- SOURCE MATERIAL -

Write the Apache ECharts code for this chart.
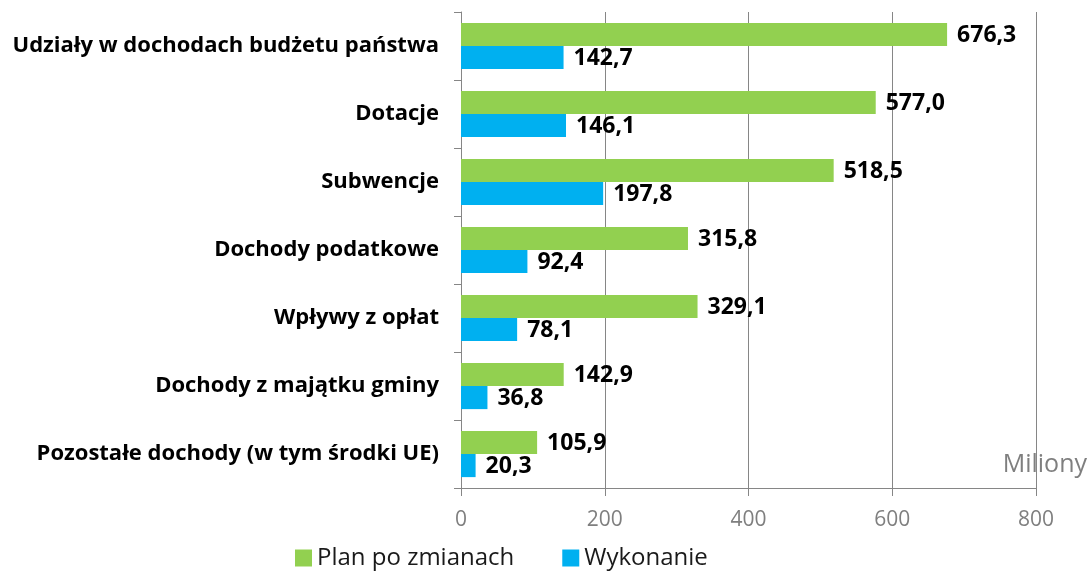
<!DOCTYPE html>
<html lang="pl">
<head>
    <meta charset="UTF-8">
    <title>Dochody</title>
    <script src="https://cdn.jsdelivr.net/npm/echarts@6/dist/echarts.min.js"></script>
</head>
<body style="margin:0">
    <div id="main" style="width: 1090px;height:574px;"></div>
    <script type="text/javascript">
        const categories = [
            'Udziały w dochodach budżetu państwa',
            'Dotacje',
            'Subwencje',
            'Dochody podatkowe',
            'Wpływy z opłat',
            'Dochody z majątku gminy',
            'Pozostałe dochody (w tym środki UE)'
        ];
        const planValues = [676.3, 577.0, 518.5, 315.8, 329.1, 142.9, 105.9];
        const execValues = [142.7, 146.1, 197.8, 92.4, 78.1, 36.8, 20.3];
        const xTicks = [0, 200, 400, 600, 800];

        const font = '"Open Sans", Calibri, sans-serif';
        const fmt = p => p.value.toFixed(1).replace('.', ',');
        const barLabel = {
            show: true,
            position: 'right',
            distance: 10,
            offset: [0, 1],
            formatter: fmt,
            color: '#000',
            fontFamily: font,
            fontWeight: 'bold',
            fontSize: 23
        };

        let myChart = echarts.init(document.getElementById('main'));
        myChart.setOption({
            animation: false,
            grid: { left: 461, right: 54, top: 12, bottom: 86, containLabel: false },
            legend: {
                top: 541,
                left: 290,
                itemWidth: 17,
                itemHeight: 17,
                itemGap: 48,
                icon: 'rect',
                textStyle: { fontFamily: font, fontSize: 24, color: '#1a1a1a' },
                data: ['Plan po zmianach', 'Wykonanie']
            },
            xAxis: {
                type: 'value',
                min: xTicks[0],
                max: xTicks[xTicks.length - 1],
                interval: 200,
                axisLine: { show: true, lineStyle: { color: '#868686' } },
                axisTick: { show: true, length: 8, lineStyle: { color: '#868686' } },
                axisLabel: { fontFamily: font, fontSize: 21, color: '#7f7f7f', margin: 22 },
                splitLine: { show: true, lineStyle: { color: '#868686' } }
            },
            yAxis: {
                type: 'category',
                inverse: true,
                data: categories,
                axisLine: { show: true, lineStyle: { color: '#868686' } },
                axisTick: { show: true, length: 7, lineStyle: { color: '#868686' } },
                axisLabel: { fontFamily: font, fontSize: 22, fontWeight: 'bold', color: '#000', margin: 22 }
            },
            graphic: [{
                type: 'text',
                right: 3,
                top: 452,
                style: { text: 'Miliony', fontFamily: font, fontSize: 25, fill: '#7f7f7f' }
            }],
            series: [{
                name: 'Plan po zmianach',
                type: 'bar',
                data: planValues,
                barGap: '0%',
                barCategoryGap: '32%',
                itemStyle: { color: '#92D050' },
                label: barLabel
            }, {
                name: 'Wykonanie',
                type: 'bar',
                data: execValues,
                itemStyle: { color: '#00B0F0' },
                label: barLabel
            }]
        });
    </script>
</body>
</html>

- BRIEF -
Omit any images, then output the listing exactly.

- TASK ANSWER -
Write the Apache ECharts code for this chart.
<!DOCTYPE html>
<html lang="pl">
<head>
    <meta charset="UTF-8">
    <title>Dochody</title>
    <script src="https://cdn.jsdelivr.net/npm/echarts@6/dist/echarts.min.js"></script>
</head>
<body style="margin:0">
    <div id="main" style="width: 1090px;height:574px;"></div>
    <script type="text/javascript">
        const categories = [
            'Udziały w dochodach budżetu państwa',
            'Dotacje',
            'Subwencje',
            'Dochody podatkowe',
            'Wpływy z opłat',
            'Dochody z majątku gminy',
            'Pozostałe dochody (w tym środki UE)'
        ];
        const planValues = [676.3, 577.0, 518.5, 315.8, 329.1, 142.9, 105.9];
        const execValues = [142.7, 146.1, 197.8, 92.4, 78.1, 36.8, 20.3];
        const xTicks = [0, 200, 400, 600, 800];

        const font = '"Open Sans", Calibri, sans-serif';
        const fmt = p => p.value.toFixed(1).replace('.', ',');
        const barLabel = {
            show: true,
            position: 'right',
            distance: 10,
            offset: [0, 1],
            formatter: fmt,
            color: '#000',
            fontFamily: font,
            fontWeight: 'bold',
            fontSize: 23
        };

        let myChart = echarts.init(document.getElementById('main'));
        myChart.setOption({
            animation: false,
            grid: { left: 461, right: 54, top: 12, bottom: 86, containLabel: false },
            legend: {
                top: 541,
                left: 290,
                itemWidth: 17,
                itemHeight: 17,
                itemGap: 48,
                icon: 'rect',
                textStyle: { fontFamily: font, fontSize: 24, color: '#1a1a1a' },
                data: ['Plan po zmianach', 'Wykonanie']
            },
            xAxis: {
                type: 'value',
                min: xTicks[0],
                max: xTicks[xTicks.length - 1],
                interval: 200,
                axisLine: { show: true, lineStyle: { color: '#868686' } },
                axisTick: { show: true, length: 8, lineStyle: { color: '#868686' } },
                axisLabel: { fontFamily: font, fontSize: 21, color: '#7f7f7f', margin: 22 },
                splitLine: { show: true, lineStyle: { color: '#868686' } }
            },
            yAxis: {
                type: 'category',
                inverse: true,
                data: categories,
                axisLine: { show: true, lineStyle: { color: '#868686' } },
                axisTick: { show: true, length: 7, lineStyle: { color: '#868686' } },
                axisLabel: { fontFamily: font, fontSize: 22, fontWeight: 'bold', color: '#000', margin: 22 }
            },
            graphic: [{
                type: 'text',
                right: 3,
                top: 452,
                style: { text: 'Miliony', fontFamily: font, fontSize: 25, fill: '#7f7f7f' }
            }],
            series: [{
                name: 'Plan po zmianach',
                type: 'bar',
                data: planValues,
                barGap: '0%',
                barCategoryGap: '32%',
                itemStyle: { color: '#92D050' },
                label: barLabel
            }, {
                name: 'Wykonanie',
                type: 'bar',
                data: execValues,
                itemStyle: { color: '#00B0F0' },
                label: barLabel
            }]
        });
    </script>
</body>
</html>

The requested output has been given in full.